Now Wendy’s and BK are competing for a similar audience of 18-25 year olds, but that audience has dramatically shifted in its attitudes to social media in the time between the campaigns. Where Burt, or I, or our peers were all gung-ho about social media in 2007–more impressions, more platforms was always better–the tide has now turned, with young people annoyed by the frenzy and lack of control that has infiltrated networks like Facebook as they’ve opened up to adult users and corporate sponsors. The personal, intimate connection with real world peers that drew most of us to these networks is fading. Facebook’s not so useful when you have all kinds of ‘friends’ you would never really want to call or see in person cluttering your news feed with their minute-by-minute updates.

THAT’s the key insight, in fact, behind the BK campaign, called the Whopper sacrifice.

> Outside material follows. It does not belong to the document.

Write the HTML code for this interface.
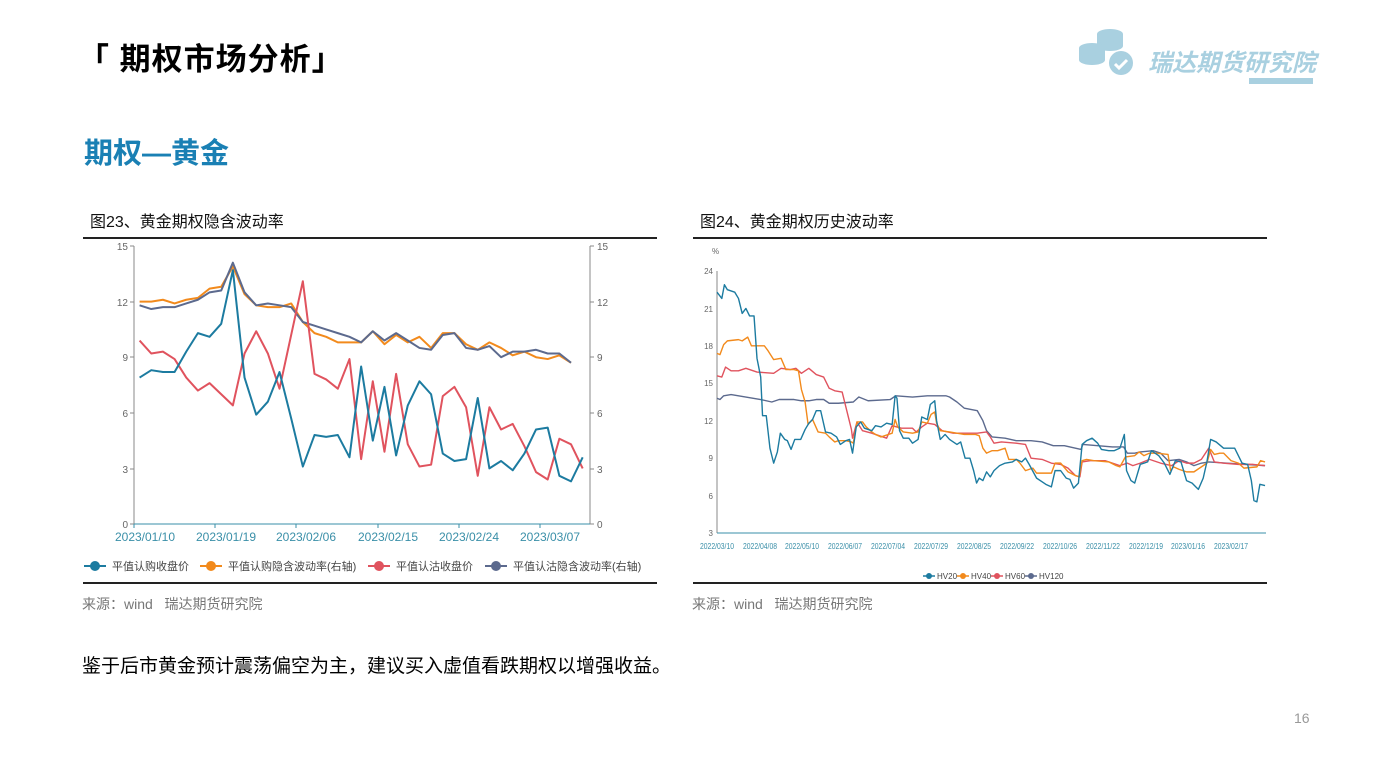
<!DOCTYPE html>
<html><head><meta charset="utf-8"><style>
body{margin:0;width:1387px;height:780px;background:#fff;overflow:hidden;position:relative;font-family:"Liberation Sans","Noto Sans CJK SC",sans-serif}
.a{position:absolute;white-space:nowrap}
</style></head><body>
<div class="a" style="left:78px;top:34px;font-size:31px;font-weight:bold;color:#000;letter-spacing:1px">「 期权市场分析」</div>
<div class="a" style="left:84px;top:130px;font-size:29px;font-weight:bold;color:#1a80b4">期权—黄金</div>
<svg class="a" style="left:1075px;top:26px" width="60" height="52" viewBox="0 0 60 52">
<g fill="#a9d0e0"><ellipse cx="35" cy="8" rx="13" ry="5"/><rect x="22" y="8" width="26" height="12"/><ellipse cx="35" cy="20" rx="13" ry="5"/>
<ellipse cx="17" cy="22" rx="13" ry="5"/><rect x="4" y="22" width="26" height="12"/><ellipse cx="17" cy="34" rx="13" ry="5"/>
<circle cx="46" cy="37" r="12"/></g><path d="M40 38l4 4 8-8" stroke="#fff" stroke-width="3" fill="none"/></svg>
<div class="a" style="left:1148px;top:43px;font-size:24px;font-weight:bold;font-style:italic;color:#a9d0e0">瑞达期货研究院</div>
<div style="position:absolute;left:1249px;top:78px;width:64px;height:6px;background:#a9d0e0"></div>

<div class="a" style="left:90px;top:208px;font-size:16px;color:#111">图23、黄金期权隐含波动率</div>
<div class="a" style="left:700px;top:208px;font-size:16px;color:#111">图24、黄金期权历史波动率</div>
<div style="position:absolute;left:83px;top:237px;width:574px;height:2px;background:#222"></div>
<div style="position:absolute;left:693px;top:237px;width:574px;height:2px;background:#222"></div>
<div style="position:absolute;left:83px;top:582px;width:574px;height:2px;background:#222"></div>
<div style="position:absolute;left:693px;top:582px;width:574px;height:2px;background:#222"></div>
<div class="a" style="left:82px;top:594px;font-size:14px;color:#777">来源：wind&nbsp;&nbsp;&nbsp;瑞达期货研究院</div>
<div class="a" style="left:692px;top:594px;font-size:14px;color:#777">来源：wind&nbsp;&nbsp;&nbsp;瑞达期货研究院</div>
<div class="a" style="left:82px;top:651px;font-size:19px;color:#000">鉴于后市黄金预计震荡偏空为主，建议买入虚值看跌期权以增强收益。</div>
<div class="a" style="left:1294px;top:710px;font-size:14px;color:#999">16</div>

<svg class="a" style="left:0;top:0" width="1387" height="780">
<g font-size="10" fill="#666" font-family="Liberation Sans,sans-serif">
<line x1="134" y1="246" x2="134" y2="524" stroke="#888"/><line x1="590" y1="246" x2="590" y2="524" stroke="#888"/>
<line x1="134" y1="524" x2="590" y2="524" stroke="#3a8fa8"/>
<g stroke="#888"><path d="M130 246h4M130 302h4M130 357h4M130 413h4M130 469h4M130 524h4M590 246h4M590 302h4M590 357h4M590 413h4M590 469h4M590 524h4"/></g>
<g text-anchor="end"><text x="128" y="250">15</text><text x="128" y="306">12</text><text x="128" y="361">9</text><text x="128" y="417">6</text><text x="128" y="473">3</text><text x="128" y="528">0</text></g>
<text x="597" y="250">15</text><text x="597" y="306">12</text><text x="597" y="361">9</text><text x="597" y="417">6</text><text x="597" y="473">3</text><text x="597" y="528">0</text>
<g stroke="#3a8fa8"><path d="M134 524v4M215 524v4M296 524v4M378 524v4M459 524v4M540 524v4"/></g>
<g font-size="12" fill="#3a8fa8" text-anchor="middle"><text x="145" y="541">2023/01/10</text><text x="226" y="541">2023/01/19</text><text x="306" y="541">2023/02/06</text><text x="388" y="541">2023/02/15</text><text x="469" y="541">2023/02/24</text><text x="550" y="541">2023/03/07</text></g>
</g>
<g transform="matrix(11.66 0 0 -18.533 139.6 524)" fill="none" stroke-width="2" stroke-linejoin="round">
<polyline vector-effect="non-scaling-stroke" stroke="#f28a1c" points="0,12 1,12 2,12.1 3,11.9 4,12.1 5,12.2 6,12.7 7,12.8 8,13.9 9,12.4 10,11.8 11,11.7 12,11.7 13,11.9 14,10.9 15,10.3 16,10.1 17,9.8 18,9.8 19,9.8 20,10.4 21,9.7 22,10.2 23,9.8 24,10.1 25,9.5 26,10.3 27,10.3 28,9.7 29,9.4 30,9.8 31,9.5 32,9.1 33,9.3 34,9 35,8.9 36,9.1 37,8.7"/>
<polyline vector-effect="non-scaling-stroke" stroke="#5c6a8e" points="0,11.8 1,11.6 2,11.7 3,11.7 4,11.9 5,12.1 6,12.5 7,12.6 8,14.1 9,12.5 10,11.8 11,11.9 12,11.8 13,11.7 14,10.9 15,10.7 16,10.5 17,10.3 18,10.1 19,9.8 20,10.4 21,9.9 22,10.3 23,9.9 24,9.5 25,9.4 26,10.2 27,10.3 28,9.5 29,9.4 30,9.6 31,9 32,9.3 33,9.3 34,9.4 35,9.2 36,9.2 37,8.7"/>
<polyline vector-effect="non-scaling-stroke" stroke="#e0535e" points="0,9.9 1,9.2 2,9.3 3,8.9 4,7.9 5,7.2 6,7.6 7,7 8,6.4 9,9.2 10,10.4 11,9.2 12,7.3 13,10.2 14,13.1 15,8.1 16,7.8 17,7.3 18,8.9 19,3.5 20,7.7 21,3.9 22,8.1 23,4.3 24,3.1 25,3.2 26,6.9 27,7.4 28,6.3 29,2.6 30,6.3 31,5.1 32,5.4 33,4.2 34,2.8 35,2.4 36,4.6 37,4.3 38,3"/>
<polyline vector-effect="non-scaling-stroke" stroke="#1c7ba0" points="0,7.9 1,8.3 2,8.2 3,8.2 4,9.3 5,10.3 6,10.1 7,10.8 8,13.7 9,7.9 10,5.9 11,6.6 12,8.2 13,5.7 14,3.1 15,4.8 16,4.7 17,4.8 18,3.6 19,8.5 20,4.5 21,7.4 22,3.7 23,6.4 24,7.7 25,7 26,3.8 27,3.4 28,3.5 29,6.8 30,3 31,3.4 32,2.9 33,3.8 34,5.1 35,5.2 36,2.6 37,2.3 38,3.6"/>
</g>
<g font-size="11" fill="#444">
<line x1="84" y1="566" x2="106" y2="566" stroke="#1c7ba0" stroke-width="2"/><circle cx="95" cy="566" r="5" fill="#1c7ba0"/><text x="112" y="570">平值认购收盘价</text>
<line x1="200" y1="566" x2="222" y2="566" stroke="#f28a1c" stroke-width="2"/><circle cx="211" cy="566" r="5" fill="#f28a1c"/><text x="228" y="570">平值认购隐含波动率(右轴)</text>
<line x1="368" y1="566" x2="390" y2="566" stroke="#e0535e" stroke-width="2"/><circle cx="379" cy="566" r="5" fill="#e0535e"/><text x="396" y="570">平值认沽收盘价</text>
<line x1="485" y1="566" x2="507" y2="566" stroke="#5c6a8e" stroke-width="2"/><circle cx="496" cy="566" r="5" fill="#5c6a8e"/><text x="513" y="570">平值认沽隐含波动率(右轴)</text>
</g>

<!-- right chart -->
<g font-size="8" fill="#666" font-family="Liberation Sans,sans-serif">
<text x="712" y="254">%</text>
<line x1="717" y1="271" x2="717" y2="533" stroke="#888"/>
<line x1="717" y1="533" x2="1266" y2="533" stroke="#3a8fa8"/>
<g text-anchor="end"><text x="713" y="274">24</text><text x="713" y="312">21</text><text x="713" y="349">18</text><text x="713" y="386">15</text><text x="713" y="424">12</text><text x="713" y="461">9</text><text x="713" y="499">6</text><text x="713" y="536">3</text></g>
<g fill="#3a8fa8" text-anchor="middle" font-size="8"><text x="717" y="549" textLength="34" lengthAdjust="spacingAndGlyphs">2022/03/10</text><text x="760" y="549" textLength="34" lengthAdjust="spacingAndGlyphs">2022/04/08</text><text x="802" y="549" textLength="34" lengthAdjust="spacingAndGlyphs">2022/05/10</text><text x="845" y="549" textLength="34" lengthAdjust="spacingAndGlyphs">2022/06/07</text><text x="888" y="549" textLength="34" lengthAdjust="spacingAndGlyphs">2022/07/04</text><text x="931" y="549" textLength="34" lengthAdjust="spacingAndGlyphs">2022/07/29</text><text x="974" y="549" textLength="34" lengthAdjust="spacingAndGlyphs">2022/08/25</text><text x="1017" y="549" textLength="34" lengthAdjust="spacingAndGlyphs">2022/09/22</text><text x="1060" y="549" textLength="34" lengthAdjust="spacingAndGlyphs">2022/10/26</text><text x="1103" y="549" textLength="34" lengthAdjust="spacingAndGlyphs">2022/11/22</text><text x="1146" y="549" textLength="34" lengthAdjust="spacingAndGlyphs">2022/12/19</text><text x="1188" y="549" textLength="34" lengthAdjust="spacingAndGlyphs">2023/01/16</text><text x="1231" y="549" textLength="34" lengthAdjust="spacingAndGlyphs">2023/02/17</text></g>
</g>
<g transform="matrix(0.3703 0 0 -12.476 690.34 570.43)" fill="none" stroke-width="1.4" stroke-linejoin="round">
<polyline vector-effect="non-scaling-stroke" stroke="#5c6a8e" points="72,13.8 80,13.7 90,14 110,14.1 150,13.9 190,13.7 220,13.5 240,13.7 280,13.7 300,13.6 320,13.6 340,13.7 360,13.7 375,13.4 400,13.4 440,13.5 455,13.9 480,13.6 540,13.7 555,14 600,13.9 640,14 690,14 700,13.9 720,13.5 740,13 775,12.8 790,12 800,11.2 815,10.7 850,10.6 880,10.4 920,10.4 950,10.3 980,10 1010,10 1040,9.8 1055,9.7 1060,10.1 1100,10 1140,9.9 1170,9.9 1180,9.4 1200,9.4 1215,9.5 1250,9.6 1270,9.4 1290,8.8 1320,8.9 1340,8.7 1360,8.4 1380,8.6 1400,8.7 1450,8.6 1500,8.5 1552,8.4"/>
<polyline vector-effect="non-scaling-stroke" stroke="#e0535e" points="72,15.6 85,15.5 95,16.3 110,16 130,16 150,16.2 180,15.9 225,15.8 245,16.2 270,16.1 285,16.2 300,15.8 320,16.2 340,15.7 360,15.5 375,14.6 390,14.4 410,14.3 425,12.5 435,11.3 438,10.6 450,11.9 465,11.2 490,11 510,10.8 530,10.6 545,11.6 570,11.4 600,11.4 610,11.1 625,11.5 640,11.8 660,11.7 680,11.2 710,11 740,11 775,11 800,11.1 810,10.7 820,10.2 840,10.3 880,10.2 905,10.1 920,9 950,8.9 975,8.6 1000,8.5 1020,8.2 1040,7.6 1052,7.5 1058,8.7 1080,8.8 1120,8.8 1160,8.4 1180,8.6 1195,8.4 1215,8.6 1240,8.9 1270,8.6 1300,8.4 1320,8.8 1340,8.6 1360,8.6 1380,8.9 1400,9.8 1415,8.7 1440,8.6 1480,8.5 1520,8.5 1552,8.4"/>
<polyline vector-effect="non-scaling-stroke" stroke="#f28a1c" points="72,17.4 80,17.3 90,18.1 100,18.4 130,18.5 140,18.4 155,18.7 165,18 200,18 210,17.6 225,16.9 245,17 258,16.1 280,16.1 292,16 300,14.5 310,13.5 318,11.7 330,12.1 345,11.1 365,11 375,10.7 390,10.3 400,10.4 420,10.4 435,10.3 440,10.2 450,11.9 465,11.9 475,11.5 490,11.1 500,10.9 515,10.7 525,10.8 545,11 553,12.1 560,11.5 575,11.1 600,11 615,11.1 625,11.9 640,11.8 650,12.5 660,12.7 665,11.8 675,11.2 700,11.1 740,10.9 770,10.9 780,10.8 790,9.8 800,9.4 815,9.6 830,9.6 850,9.8 860,8.9 880,8.9 890,8.6 905,8 925,8.2 935,7.8 975,7.8 985,8.6 1000,8.6 1020,7.9 1040,7.6 1050,7.5 1058,8.8 1070,8.9 1090,8.8 1130,8.7 1150,8.4 1160,8.3 1175,9.1 1200,9.2 1212,9.5 1225,9.2 1240,9.4 1260,9.4 1290,9.3 1297,8 1305,8.3 1320,8.1 1340,7.9 1360,7.9 1380,8.3 1395,8.6 1405,9.7 1415,9.3 1430,9.4 1440,9.4 1460,8.8 1480,8.6 1495,8.2 1530,8.3 1540,8.8 1552,8.7"/>
<polyline vector-effect="non-scaling-stroke" stroke="#1c7ba0" points="72,22.3 85,21.8 92,22.9 100,22.5 120,22.3 130,21.8 140,20.6 150,21 160,20.4 172,20.4 180,17 190,15.5 195,12.4 205,12.4 215,9.8 225,8.6 235,9.5 243,11 255,10.5 262,10.4 272,9.7 282,10.5 298,10.5 310,11.3 320,11.8 330,12.1 340,12.8 352,12.8 365,11.1 380,11 395,10.7 405,10.1 420,10.4 430,10.5 438,9.4 448,11.5 460,11.9 470,11.4 480,11.3 490,11.2 500,11.6 515,11.5 530,11.8 545,11.7 553,14 558,13.8 565,11.2 575,10.6 590,10.6 600,10.2 615,10.5 625,12.3 640,12.1 648,13.3 660,13.6 665,12 675,10.5 688,10.9 700,10.5 720,10.1 730,10.3 742,9 755,9 765,8 773,7 780,7.4 790,7.2 800,7.9 810,7.5 820,8 835,8.4 850,8.6 870,8.7 880,8.9 895,8.7 905,9 915,8.5 935,7.4 950,7.1 960,6.9 975,6.7 985,8 1000,8 1015,7.4 1025,7.3 1035,6.6 1048,7 1058,10.1 1070,10.4 1085,10.6 1100,10.2 1110,9.7 1130,9.6 1145,9.6 1160,9.8 1172,10.9 1178,8 1190,7.2 1200,7 1215,8.5 1235,8.7 1245,9.6 1265,9.2 1280,8.6 1295,7.7 1310,8.8 1325,8.7 1340,7.2 1355,7 1365,6.7 1372,6.5 1385,7.4 1395,8.7 1405,10.5 1420,10.3 1440,9.8 1470,9.8 1490,8.6 1505,8.5 1515,7.2 1522,5.6 1530,5.5 1538,6.9 1552,6.8"/>
</g>
<g font-size="8" fill="#444">
<line x1="923" y1="576" x2="935" y2="576" stroke="#1c7ba0" stroke-width="1.5"/><circle cx="929" cy="576" r="3" fill="#1c7ba0"/><text x="937" y="579">HV20</text>
<line x1="957" y1="576" x2="969" y2="576" stroke="#f28a1c" stroke-width="1.5"/><circle cx="963" cy="576" r="3" fill="#f28a1c"/><text x="971" y="579">HV40</text>
<line x1="991" y1="576" x2="1003" y2="576" stroke="#e0535e" stroke-width="1.5"/><circle cx="997" cy="576" r="3" fill="#e0535e"/><text x="1005" y="579">HV60</text>
<line x1="1025" y1="576" x2="1037" y2="576" stroke="#5c6a8e" stroke-width="1.5"/><circle cx="1031" cy="576" r="3" fill="#5c6a8e"/><text x="1039" y="579">HV120</text>
</g>
</svg>
</body></html>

Realizing that young people are now losing interest in Facebook, BK is offering a Whopper to anyone who will delete 10 friends. In a clever little twist, they’re using a Facebook app to do it.

Put the two campaigns together and you realize what they share is the symbiosis between fast food retailers and adolescent cultures. That’s nothing new: Al’s diner on Happy Days, anyone? Indeed, new technologies aside, there’s a lot in the digital environment that echoes the analog age.